▶ Data extract
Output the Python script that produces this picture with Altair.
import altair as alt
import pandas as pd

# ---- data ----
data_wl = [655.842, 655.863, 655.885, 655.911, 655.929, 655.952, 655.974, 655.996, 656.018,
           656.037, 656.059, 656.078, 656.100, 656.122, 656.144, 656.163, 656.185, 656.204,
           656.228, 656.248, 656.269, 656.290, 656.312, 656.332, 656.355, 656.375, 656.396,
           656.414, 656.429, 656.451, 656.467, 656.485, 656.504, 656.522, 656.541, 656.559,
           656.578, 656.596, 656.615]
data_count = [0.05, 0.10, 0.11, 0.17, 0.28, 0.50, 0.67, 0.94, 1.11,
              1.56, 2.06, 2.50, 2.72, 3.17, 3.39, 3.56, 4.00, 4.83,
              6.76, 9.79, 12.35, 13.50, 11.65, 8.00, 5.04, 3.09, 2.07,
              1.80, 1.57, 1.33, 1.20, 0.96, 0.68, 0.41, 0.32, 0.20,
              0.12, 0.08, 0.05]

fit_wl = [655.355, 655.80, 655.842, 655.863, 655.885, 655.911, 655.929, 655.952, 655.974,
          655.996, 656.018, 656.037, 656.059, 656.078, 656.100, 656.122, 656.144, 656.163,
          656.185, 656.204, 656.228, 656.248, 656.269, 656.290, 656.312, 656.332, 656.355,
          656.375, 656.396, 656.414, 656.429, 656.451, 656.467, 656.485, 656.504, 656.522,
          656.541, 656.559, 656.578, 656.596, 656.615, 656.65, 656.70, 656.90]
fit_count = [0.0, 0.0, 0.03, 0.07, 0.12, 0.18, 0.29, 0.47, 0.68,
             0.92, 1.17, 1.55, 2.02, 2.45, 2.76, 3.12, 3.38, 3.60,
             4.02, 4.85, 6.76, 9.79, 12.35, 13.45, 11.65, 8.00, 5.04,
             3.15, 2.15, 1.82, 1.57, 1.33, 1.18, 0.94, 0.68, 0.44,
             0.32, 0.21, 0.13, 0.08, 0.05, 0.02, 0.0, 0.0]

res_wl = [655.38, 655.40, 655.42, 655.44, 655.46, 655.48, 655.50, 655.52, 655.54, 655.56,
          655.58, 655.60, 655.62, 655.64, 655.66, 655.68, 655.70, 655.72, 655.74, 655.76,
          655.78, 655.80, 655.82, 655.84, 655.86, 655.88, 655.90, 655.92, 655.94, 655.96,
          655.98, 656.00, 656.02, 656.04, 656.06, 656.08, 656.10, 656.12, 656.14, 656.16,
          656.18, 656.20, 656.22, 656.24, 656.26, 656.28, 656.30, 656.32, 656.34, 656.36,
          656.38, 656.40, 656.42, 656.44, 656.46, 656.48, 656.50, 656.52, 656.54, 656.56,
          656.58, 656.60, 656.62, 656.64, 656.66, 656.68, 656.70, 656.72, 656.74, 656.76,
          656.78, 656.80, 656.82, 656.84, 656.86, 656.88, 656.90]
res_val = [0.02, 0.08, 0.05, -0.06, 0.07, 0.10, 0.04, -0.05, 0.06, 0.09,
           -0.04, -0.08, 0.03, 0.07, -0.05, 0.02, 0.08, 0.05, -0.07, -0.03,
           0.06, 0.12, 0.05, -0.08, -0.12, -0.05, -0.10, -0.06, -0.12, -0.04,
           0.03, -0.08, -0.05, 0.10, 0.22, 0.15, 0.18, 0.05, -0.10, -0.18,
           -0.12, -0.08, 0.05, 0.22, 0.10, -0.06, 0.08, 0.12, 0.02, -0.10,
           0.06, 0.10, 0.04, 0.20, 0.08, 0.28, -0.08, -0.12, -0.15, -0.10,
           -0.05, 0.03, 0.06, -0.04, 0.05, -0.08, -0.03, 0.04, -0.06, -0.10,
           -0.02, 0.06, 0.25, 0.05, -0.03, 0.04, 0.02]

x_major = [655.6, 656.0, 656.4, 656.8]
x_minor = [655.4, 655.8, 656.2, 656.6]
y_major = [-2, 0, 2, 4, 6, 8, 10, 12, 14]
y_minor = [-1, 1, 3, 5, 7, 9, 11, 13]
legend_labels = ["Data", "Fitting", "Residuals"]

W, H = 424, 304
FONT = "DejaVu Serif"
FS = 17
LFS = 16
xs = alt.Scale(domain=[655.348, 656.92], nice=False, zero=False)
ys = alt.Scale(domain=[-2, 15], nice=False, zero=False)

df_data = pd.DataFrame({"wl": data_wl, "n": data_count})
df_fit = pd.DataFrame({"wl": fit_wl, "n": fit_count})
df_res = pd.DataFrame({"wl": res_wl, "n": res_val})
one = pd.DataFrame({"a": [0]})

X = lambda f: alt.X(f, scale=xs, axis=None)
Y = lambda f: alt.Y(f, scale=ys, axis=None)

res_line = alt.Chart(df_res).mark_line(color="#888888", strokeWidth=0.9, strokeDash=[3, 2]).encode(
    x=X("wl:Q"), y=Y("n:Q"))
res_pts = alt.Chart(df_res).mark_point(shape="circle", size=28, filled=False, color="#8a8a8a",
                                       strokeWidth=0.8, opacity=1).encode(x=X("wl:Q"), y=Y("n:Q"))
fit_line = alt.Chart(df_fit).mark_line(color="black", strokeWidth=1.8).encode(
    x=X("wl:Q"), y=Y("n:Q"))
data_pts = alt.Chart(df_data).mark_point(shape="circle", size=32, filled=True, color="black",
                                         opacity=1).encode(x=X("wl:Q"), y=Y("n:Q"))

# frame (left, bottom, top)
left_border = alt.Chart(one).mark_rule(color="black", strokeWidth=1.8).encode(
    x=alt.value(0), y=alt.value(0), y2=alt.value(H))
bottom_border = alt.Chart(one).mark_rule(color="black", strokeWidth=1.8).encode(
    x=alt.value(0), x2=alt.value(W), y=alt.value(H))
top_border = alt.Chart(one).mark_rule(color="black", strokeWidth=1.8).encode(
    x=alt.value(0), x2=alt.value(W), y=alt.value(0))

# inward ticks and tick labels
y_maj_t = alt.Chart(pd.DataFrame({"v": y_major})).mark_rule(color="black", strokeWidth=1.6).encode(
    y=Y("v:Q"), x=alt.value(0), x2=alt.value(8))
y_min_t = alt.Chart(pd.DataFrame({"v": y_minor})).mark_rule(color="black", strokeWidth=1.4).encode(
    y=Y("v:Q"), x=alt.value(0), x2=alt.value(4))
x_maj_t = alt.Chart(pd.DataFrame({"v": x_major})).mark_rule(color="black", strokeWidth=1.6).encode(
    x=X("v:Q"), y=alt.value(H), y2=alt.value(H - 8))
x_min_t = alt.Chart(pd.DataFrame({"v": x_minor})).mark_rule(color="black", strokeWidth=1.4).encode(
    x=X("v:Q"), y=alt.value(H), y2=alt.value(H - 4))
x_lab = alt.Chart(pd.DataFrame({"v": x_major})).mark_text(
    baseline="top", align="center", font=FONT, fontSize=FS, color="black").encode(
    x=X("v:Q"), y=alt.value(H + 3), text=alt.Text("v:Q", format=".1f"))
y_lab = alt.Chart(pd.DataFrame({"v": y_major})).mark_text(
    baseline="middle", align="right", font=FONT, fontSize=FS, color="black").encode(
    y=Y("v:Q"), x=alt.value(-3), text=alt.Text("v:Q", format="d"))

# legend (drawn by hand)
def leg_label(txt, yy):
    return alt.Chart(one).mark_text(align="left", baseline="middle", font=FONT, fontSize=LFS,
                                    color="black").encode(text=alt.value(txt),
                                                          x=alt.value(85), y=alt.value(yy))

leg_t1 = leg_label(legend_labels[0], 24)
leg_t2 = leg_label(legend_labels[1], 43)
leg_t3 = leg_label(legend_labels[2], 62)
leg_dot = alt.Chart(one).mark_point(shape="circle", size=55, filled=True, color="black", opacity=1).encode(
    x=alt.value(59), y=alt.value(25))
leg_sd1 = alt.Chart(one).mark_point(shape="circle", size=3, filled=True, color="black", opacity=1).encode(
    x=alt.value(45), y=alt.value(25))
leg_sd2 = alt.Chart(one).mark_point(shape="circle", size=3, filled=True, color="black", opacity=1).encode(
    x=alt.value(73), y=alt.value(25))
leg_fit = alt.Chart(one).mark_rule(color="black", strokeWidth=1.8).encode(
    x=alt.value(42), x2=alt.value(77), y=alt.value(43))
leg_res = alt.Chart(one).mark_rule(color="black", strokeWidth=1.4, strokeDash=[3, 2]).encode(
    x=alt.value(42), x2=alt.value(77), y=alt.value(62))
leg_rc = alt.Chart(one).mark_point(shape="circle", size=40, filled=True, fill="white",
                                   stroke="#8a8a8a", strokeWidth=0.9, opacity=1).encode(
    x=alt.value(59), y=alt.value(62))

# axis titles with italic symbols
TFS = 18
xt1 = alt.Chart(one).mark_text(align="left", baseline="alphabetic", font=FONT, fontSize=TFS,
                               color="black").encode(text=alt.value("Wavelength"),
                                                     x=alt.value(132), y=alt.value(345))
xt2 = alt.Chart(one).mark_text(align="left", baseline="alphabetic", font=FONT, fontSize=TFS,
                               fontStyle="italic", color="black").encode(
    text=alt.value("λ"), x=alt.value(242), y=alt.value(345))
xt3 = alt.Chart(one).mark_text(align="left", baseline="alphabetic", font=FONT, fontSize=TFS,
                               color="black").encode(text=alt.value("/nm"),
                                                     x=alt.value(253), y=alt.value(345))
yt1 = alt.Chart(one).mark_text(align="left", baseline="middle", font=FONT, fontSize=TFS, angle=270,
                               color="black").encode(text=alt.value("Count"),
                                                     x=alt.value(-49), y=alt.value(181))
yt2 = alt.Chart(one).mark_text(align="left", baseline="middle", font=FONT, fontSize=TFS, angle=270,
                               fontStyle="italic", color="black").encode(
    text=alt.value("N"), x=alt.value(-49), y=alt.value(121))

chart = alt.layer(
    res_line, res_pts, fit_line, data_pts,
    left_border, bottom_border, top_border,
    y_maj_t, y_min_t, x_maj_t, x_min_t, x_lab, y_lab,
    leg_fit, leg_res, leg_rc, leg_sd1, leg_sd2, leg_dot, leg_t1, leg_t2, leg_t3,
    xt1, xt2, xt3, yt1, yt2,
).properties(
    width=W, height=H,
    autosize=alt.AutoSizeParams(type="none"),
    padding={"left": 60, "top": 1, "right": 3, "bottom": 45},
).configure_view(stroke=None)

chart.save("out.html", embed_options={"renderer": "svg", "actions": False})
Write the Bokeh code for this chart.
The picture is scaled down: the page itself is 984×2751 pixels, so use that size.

▶ Stated task
How many lines of these entries hold the string "picture"? Answer with the number alone.

▶ Task result
2